Posted : 29/03/2026 5:51 am
(@ehab-b)
Posts: 39
Eminent Member
 

Treating monitoring as a dynamic and on-going process is one of the best methods for a PM to catch any deviations early, when corrective actions are cheaper and less disruptive to the overall workflow of the project. Tools like earned value management and traceability matrices are very useful in this manner, by providing quantifiable data and ties project performance back to the original outlined plan. Especially in our field of medical device development, maintaining tight traceability between design inputs and outputs is not just a best practice, but a regulatory expectation. Regular design reviews at consistent points within the project timeline create a structured rhythm for identifying issues before they compound into larger problems. As dev noted, the cost of change scales significantly with the phase of the project, making early detection an intervention of the highest return investments that a PM could possibly make. 

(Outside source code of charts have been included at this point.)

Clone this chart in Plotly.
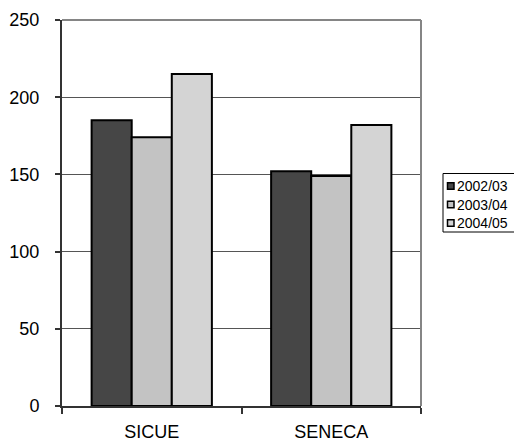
import plotly.graph_objects as go

categories = ["SICUE", "SENECA"]
series_names = ["2002/03", "2003/04", "2004/05"]
values_2002 = [185, 152]
values_2003 = [174, 149]
values_2004 = [215, 182]
y_ticks = [0, 50, 100, 150, 200, 250]

colors = ["#464646", "#c3c3c3", "#d4d4d4"]
series_values = [values_2002, values_2003, values_2004]

W, H = 514, 443
ML, MR, MT, MB = 62, 93, 20, 37
PW, PH = W - ML - MR, H - MT - MB

def px_x(px):
    return (px - ML) / PW

def px_y(py):
    return (H - MB - py) / PH

fig = go.Figure()
for name, vals, col in zip(series_names, series_values, colors):
    fig.add_trace(go.Bar(
        x=categories, y=vals, name=name,
        marker=dict(color=col, line=dict(color="#000000", width=2)),
        showlegend=False,
    ))

lx0, lx1, ly0, ly1 = px_x(443), px_x(520), px_y(173.5), px_y(232)
shapes = [
    dict(type="line", xref="paper", yref="paper", x0=0, x1=1, y0=1, y1=1,
         line=dict(color="#858585", width=2)),
    dict(type="line", xref="paper", yref="paper", x0=1, x1=1, y0=0, y1=1,
         line=dict(color="#858585", width=2)),
    # legend frame (right side falls outside the picture)
    dict(type="rect", xref="paper", yref="paper", x0=lx0, x1=lx1, y0=ly0, y1=ly1,
         line=dict(width=0), fillcolor="white"),
    dict(type="line", xref="paper", yref="paper", x0=lx0, x1=lx1, y0=ly0, y1=ly0,
         line=dict(color="#000000", width=1)),
    dict(type="line", xref="paper", yref="paper", x0=lx0, x1=lx1, y0=ly1, y1=ly1,
         line=dict(color="#000000", width=1)),
    dict(type="line", xref="paper", yref="paper", x0=lx0, x1=lx0, y0=ly0, y1=ly1,
         line=dict(color="#000000", width=1)),
]
annotations = []
for i, (name, col) in enumerate(zip(series_names, colors)):
    cy = 186 + i * 18.5
    shapes.append(dict(type="rect", xref="paper", yref="paper",
                       x0=px_x(447.5), x1=px_x(454), y0=px_y(cy - 3.3), y1=px_y(cy + 3.3),
                       line=dict(color="#000000", width=1.5), fillcolor=col))
    annotations.append(dict(xref="paper", yref="paper", x=px_x(454.5), y=px_y(cy),
                            xanchor="left", yanchor="middle", showarrow=False,
                            text=name, font=dict(size=14, color="#000000")))

fig.update_layout(
    width=W, height=H,
    margin=dict(l=ML, r=MR, t=MT, b=MB, pad=0, autoexpand=False),
    paper_bgcolor="white", plot_bgcolor="white",
    font=dict(family="Liberation Sans, Arial, sans-serif", color="#000000"),
    barmode="group", bargap=0.33, bargroupgap=0,
    shapes=shapes, annotations=annotations,
    xaxis=dict(
        type="category", tickson="boundaries", ticks="outside", ticklen=6,
        tickcolor="#333333", tickwidth=1.5, automargin=False,
        showline=True, linecolor="#333333", linewidth=2,
        showgrid=False, tickfont=dict(size=18), ticklabelstandoff=8,
    ),
    yaxis=dict(
        range=[0, 250], tickvals=y_ticks, ticks="outside", ticklen=5,
        tickcolor="#333333", tickwidth=1.5, automargin=False,
        showline=True, linecolor="#333333", linewidth=2,
        showgrid=True, gridcolor="#555555", gridwidth=1,
        zeroline=False, tickfont=dict(size=18), ticklabelstandoff=12,
    ),
)

fig.write_html("out.html", config={"displayModeBar": False},
               post_script="document.body.style.margin='0px';")
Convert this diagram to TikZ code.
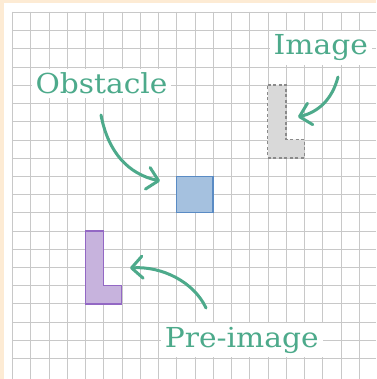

When the board mandates a change from the baseline, the structured change control process outlined by Nevin, captures the essential steps as well. The critical piece that often gets overlooked, however, is the impact assessment phase, specifically ensuring that all downstream dependencies are mapped before approval is finalized. A change that seems minor in scope can have cascading effects on verification and validation activities, regulatory submissions, and manufacturing documentation, such as the BOM. AT644 even highlights this point, linking changes to corrective or preventative actions and maintaining detailed change an paper trail suitable for audits, properly protecting the team. Ultimately, the monitoring and controlling process works best when it is deeply integrated with change management, risk management, and stakeholder communication, creating a closed loop system where information flows freely across all workstreams. 


 
Posted : 29/03/2026 4:01 pm
(@shreya)
Posts: 69
Trusted Member
 

I like the points about traceability and feedback loops, but one thing I think is also important is the use of real-time monitoring dashboards and leading indicators, not just lagging ones like completed milestones or errors. For example, tracking trends such as increasing response times, small deviations in test results, or delays in intermediate tasks can help identify issues before they become major problems.

In terms of implementing changes from the board, I think something that could strengthen the process is impact simulation or scenario modeling. Instead of only assessing impact qualitatively, teams could model how a change affects timelines, resources, or downstream testing to make more data-driven decisions before approval.

Also, something I’ve been thinking about is how to balance thorough monitoring with efficiency. At what point does too much documentation or tracking start slowing down progress rather than helping it? It seems like finding that balance is just as important as the monitoring itself.